- **TASK DIRECTIONS**: Copy the data that follows exactly. Include no pictures.

— start COLLECTED DATA —

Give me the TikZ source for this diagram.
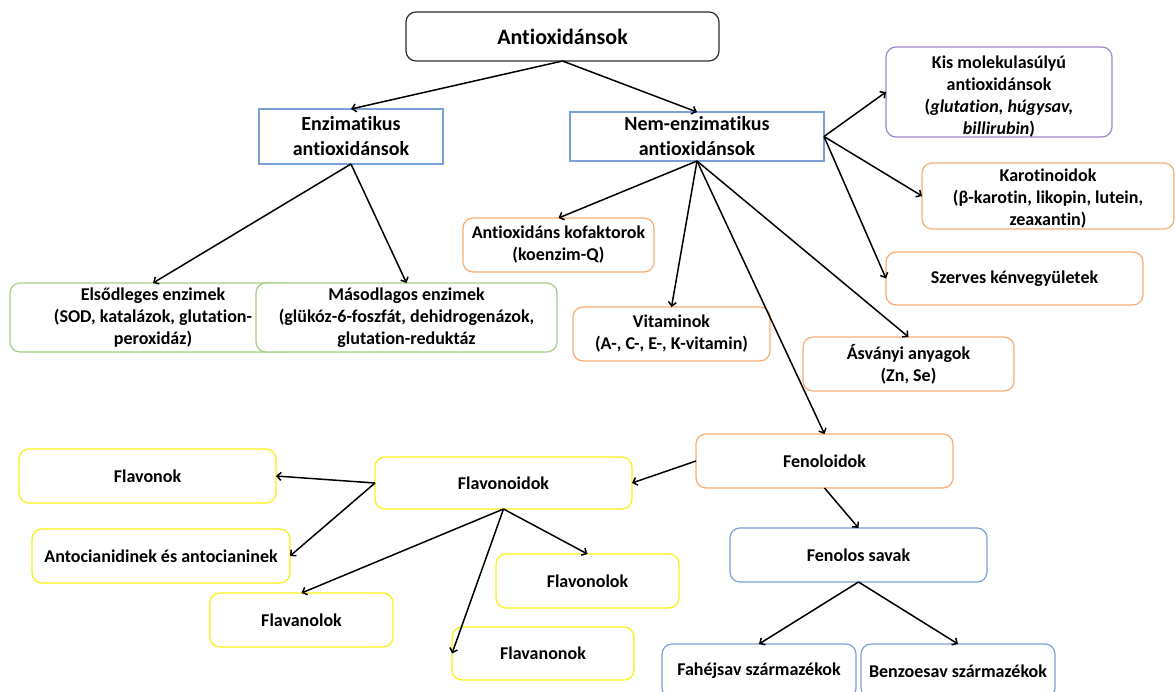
\documentclass[tikz,border=0pt]{standalone}
\usepackage{fontspec}
\setmainfont{Carlito}[Ligatures=NoCommon]
\usetikzlibrary{arrows.meta}
\definecolor{cblue}{RGB}{122,160,215}
\definecolor{corange}{RGB}{247,172,116}
\definecolor{cgreen}{RGB}{166,206,136}
\definecolor{cyellow}{RGB}{248,242,20}
\definecolor{cpurple}{RGB}{160,134,200}
\definecolor{cdark}{RGB}{45,45,45}
\begin{document}
\begin{tikzpicture}[x=1pt,y=-1pt,
  base/.style={draw, fill=white, line width=1.2pt, inner sep=0pt, outer sep=0pt,
    align=center, font=\fontsize{18}{22}\selectfont\bfseries},
  rbox/.style={base, rounded corners=10pt},
  sbox/.style={base, draw=cblue, font=\fontsize{20}{25}\selectfont\bfseries},
  obox/.style={rbox, draw=corange},
  gbox/.style={rbox, draw=cgreen},
  ybox/.style={rbox, draw=cyellow},
  bbox/.style={rbox, draw=cblue},
  pbox/.style={rbox, draw=cpurple},
  arr/.style={line width=1.5pt, draw=black, -{Straight Barb[length=4pt,width=8pt]}}
]
\useasboundingbox (0,0) rectangle (1175,691);

\node[rbox, draw=cdark, minimum width=313pt, minimum height=49pt,
  font=\fontsize{22}{27}\selectfont\bfseries] (root) at (562.5,36.5) {Antioxidánsok};

\node[sbox, minimum width=184pt, minimum height=55pt] (enz) at (351,136.5) {Enzimatikus\\antioxidánsok};
\node[sbox, minimum width=254pt, minimum height=49pt] (nem) at (697,136.5) {Nem-enzimatikus\\antioxidánsok};

\node[pbox, minimum width=226pt, minimum height=90pt] (kis) at (999,92)
  {\rule{0pt}{21pt}Kis molekulasúlyú\\antioxidánsok\\(\textit{glutation, húgysav,}\\\textit{billirubin})};
\node[obox, minimum width=252pt, minimum height=66pt] (karo) at (1048,196)
  {\rule{0pt}{17pt}Karotinoidok\\(β-karotin, likopin, lutein,\\zeaxantin)};
\node[obox, minimum width=191pt, minimum height=54pt] (kof) at (558.5,245)
  {Antioxidáns kofaktorok\\(koenzim-Q)};
\node[obox, minimum width=257pt, minimum height=53pt] (szer) at (1014.5,278.5)
  {Szerves kénvegyületek};
\node[obox, minimum width=197pt, minimum height=54pt] (vit) at (671.5,334)
  {Vitaminok\\(A-, C-, E-, K-vitamin)};
\node[obox, minimum width=211pt, minimum height=54pt] (asv) at (908.5,364)
  {Ásványi anyagok\\(Zn, Se)};

\node[gbox, minimum width=286pt, minimum height=69pt] (elso) at (153,317.5)
  {Elsődleges enzimek\\(SOD, katalázok, glutation-\\peroxidáz)};
\node[gbox, minimum width=301pt, minimum height=69pt] (maso) at (406.5,317.5)
  {Másodlagos enzimek\\(glükóz-6-foszfát, dehidrogenázok,\\glutation-reduktáz};

\node[obox, minimum width=257pt, minimum height=54pt] (fenol) at (824.5,461) {Fenoloidok};
\node[ybox, minimum width=257pt, minimum height=52pt] (flavd) at (503.5,483) {Flavonoidok};
\node[ybox, minimum width=257pt, minimum height=54pt] (flavk) at (147.5,476) {Flavonok};
\node[ybox, minimum width=258pt, minimum height=54pt] (anto) at (161,556) {Antocianidinek és antocianinek};
\node[ybox, minimum width=183pt, minimum height=54pt] (flavl) at (301.5,620) {Flavanolok};
\node[ybox, minimum width=183pt, minimum height=54pt] (flavnol) at (587.5,581) {Flavonolok};
\node[ybox, minimum width=182pt, minimum height=53pt] (flavnon) at (543,653.5) {Flavanonok};

\node[bbox, minimum width=257pt, minimum height=54pt] (fsav) at (858.5,555) {Fenolos savak};
\node[bbox, minimum width=194pt, minimum height=54pt] (fahej) at (759,671) {Fahéjsav származékok};
\node[bbox, minimum width=194pt, minimum height=54pt] (benzo) at (958,671) {Benzoesav származékok};

\draw[arr] (root.south) -- (enz.north);
\draw[arr] (root.south) -- (nem.north);
\draw[arr] (enz.south) -- (elso.north);
\draw[arr] (enz.south) -- (maso.north);
\draw[arr] (nem.east) -- (kis.west);
\draw[arr] (nem.east) -- (karo.west);
\draw[arr] (nem.east) -- (szer.west);
\draw[arr] (nem.south) -- (kof.north);
\draw[arr] (nem.south) -- (vit.north);
\draw[arr] (nem.south) -- (asv.north);
\draw[arr] (nem.south) -- (fenol.north);
\draw[arr] (fenol.west) -- (flavd.east);
\draw[arr] (fenol.south) -- (fsav.north);
\draw[arr] (fsav.south) -- (fahej.north);
\draw[arr] (fsav.south) -- (benzo.north);
\draw[arr] (flavd.west) -- (flavk.east);
\draw[arr] (flavd.west) -- (anto.east);
\draw[arr] (flavd.south) -- (flavl.north);
\draw[arr] (flavd.south) -- (flavnon.west);
\draw[arr] (flavd.south) -- (flavnol.north);
\end{tikzpicture}
\end{document}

— end COLLECTED DATA —

- **FINISHED ANSWER**:
Give me the TikZ source for this diagram.
\documentclass[tikz,border=0pt]{standalone}
\usepackage{fontspec}
\setmainfont{Carlito}[Ligatures=NoCommon]
\usetikzlibrary{arrows.meta}
\definecolor{cblue}{RGB}{122,160,215}
\definecolor{corange}{RGB}{247,172,116}
\definecolor{cgreen}{RGB}{166,206,136}
\definecolor{cyellow}{RGB}{248,242,20}
\definecolor{cpurple}{RGB}{160,134,200}
\definecolor{cdark}{RGB}{45,45,45}
\begin{document}
\begin{tikzpicture}[x=1pt,y=-1pt,
  base/.style={draw, fill=white, line width=1.2pt, inner sep=0pt, outer sep=0pt,
    align=center, font=\fontsize{18}{22}\selectfont\bfseries},
  rbox/.style={base, rounded corners=10pt},
  sbox/.style={base, draw=cblue, font=\fontsize{20}{25}\selectfont\bfseries},
  obox/.style={rbox, draw=corange},
  gbox/.style={rbox, draw=cgreen},
  ybox/.style={rbox, draw=cyellow},
  bbox/.style={rbox, draw=cblue},
  pbox/.style={rbox, draw=cpurple},
  arr/.style={line width=1.5pt, draw=black, -{Straight Barb[length=4pt,width=8pt]}}
]
\useasboundingbox (0,0) rectangle (1175,691);

\node[rbox, draw=cdark, minimum width=313pt, minimum height=49pt,
  font=\fontsize{22}{27}\selectfont\bfseries] (root) at (562.5,36.5) {Antioxidánsok};

\node[sbox, minimum width=184pt, minimum height=55pt] (enz) at (351,136.5) {Enzimatikus\\antioxidánsok};
\node[sbox, minimum width=254pt, minimum height=49pt] (nem) at (697,136.5) {Nem-enzimatikus\\antioxidánsok};

\node[pbox, minimum width=226pt, minimum height=90pt] (kis) at (999,92)
  {\rule{0pt}{21pt}Kis molekulasúlyú\\antioxidánsok\\(\textit{glutation, húgysav,}\\\textit{billirubin})};
\node[obox, minimum width=252pt, minimum height=66pt] (karo) at (1048,196)
  {\rule{0pt}{17pt}Karotinoidok\\(β-karotin, likopin, lutein,\\zeaxantin)};
\node[obox, minimum width=191pt, minimum height=54pt] (kof) at (558.5,245)
  {Antioxidáns kofaktorok\\(koenzim-Q)};
\node[obox, minimum width=257pt, minimum height=53pt] (szer) at (1014.5,278.5)
  {Szerves kénvegyületek};
\node[obox, minimum width=197pt, minimum height=54pt] (vit) at (671.5,334)
  {Vitaminok\\(A-, C-, E-, K-vitamin)};
\node[obox, minimum width=211pt, minimum height=54pt] (asv) at (908.5,364)
  {Ásványi anyagok\\(Zn, Se)};

\node[gbox, minimum width=286pt, minimum height=69pt] (elso) at (153,317.5)
  {Elsődleges enzimek\\(SOD, katalázok, glutation-\\peroxidáz)};
\node[gbox, minimum width=301pt, minimum height=69pt] (maso) at (406.5,317.5)
  {Másodlagos enzimek\\(glükóz-6-foszfát, dehidrogenázok,\\glutation-reduktáz};

\node[obox, minimum width=257pt, minimum height=54pt] (fenol) at (824.5,461) {Fenoloidok};
\node[ybox, minimum width=257pt, minimum height=52pt] (flavd) at (503.5,483) {Flavonoidok};
\node[ybox, minimum width=257pt, minimum height=54pt] (flavk) at (147.5,476) {Flavonok};
\node[ybox, minimum width=258pt, minimum height=54pt] (anto) at (161,556) {Antocianidinek és antocianinek};
\node[ybox, minimum width=183pt, minimum height=54pt] (flavl) at (301.5,620) {Flavanolok};
\node[ybox, minimum width=183pt, minimum height=54pt] (flavnol) at (587.5,581) {Flavonolok};
\node[ybox, minimum width=182pt, minimum height=53pt] (flavnon) at (543,653.5) {Flavanonok};

\node[bbox, minimum width=257pt, minimum height=54pt] (fsav) at (858.5,555) {Fenolos savak};
\node[bbox, minimum width=194pt, minimum height=54pt] (fahej) at (759,671) {Fahéjsav származékok};
\node[bbox, minimum width=194pt, minimum height=54pt] (benzo) at (958,671) {Benzoesav származékok};

\draw[arr] (root.south) -- (enz.north);
\draw[arr] (root.south) -- (nem.north);
\draw[arr] (enz.south) -- (elso.north);
\draw[arr] (enz.south) -- (maso.north);
\draw[arr] (nem.east) -- (kis.west);
\draw[arr] (nem.east) -- (karo.west);
\draw[arr] (nem.east) -- (szer.west);
\draw[arr] (nem.south) -- (kof.north);
\draw[arr] (nem.south) -- (vit.north);
\draw[arr] (nem.south) -- (asv.north);
\draw[arr] (nem.south) -- (fenol.north);
\draw[arr] (fenol.west) -- (flavd.east);
\draw[arr] (fenol.south) -- (fsav.north);
\draw[arr] (fsav.south) -- (fahej.north);
\draw[arr] (fsav.south) -- (benzo.north);
\draw[arr] (flavd.west) -- (flavk.east);
\draw[arr] (flavd.west) -- (anto.east);
\draw[arr] (flavd.south) -- (flavl.north);
\draw[arr] (flavd.south) -- (flavnon.west);
\draw[arr] (flavd.south) -- (flavnol.north);
\end{tikzpicture}
\end{document}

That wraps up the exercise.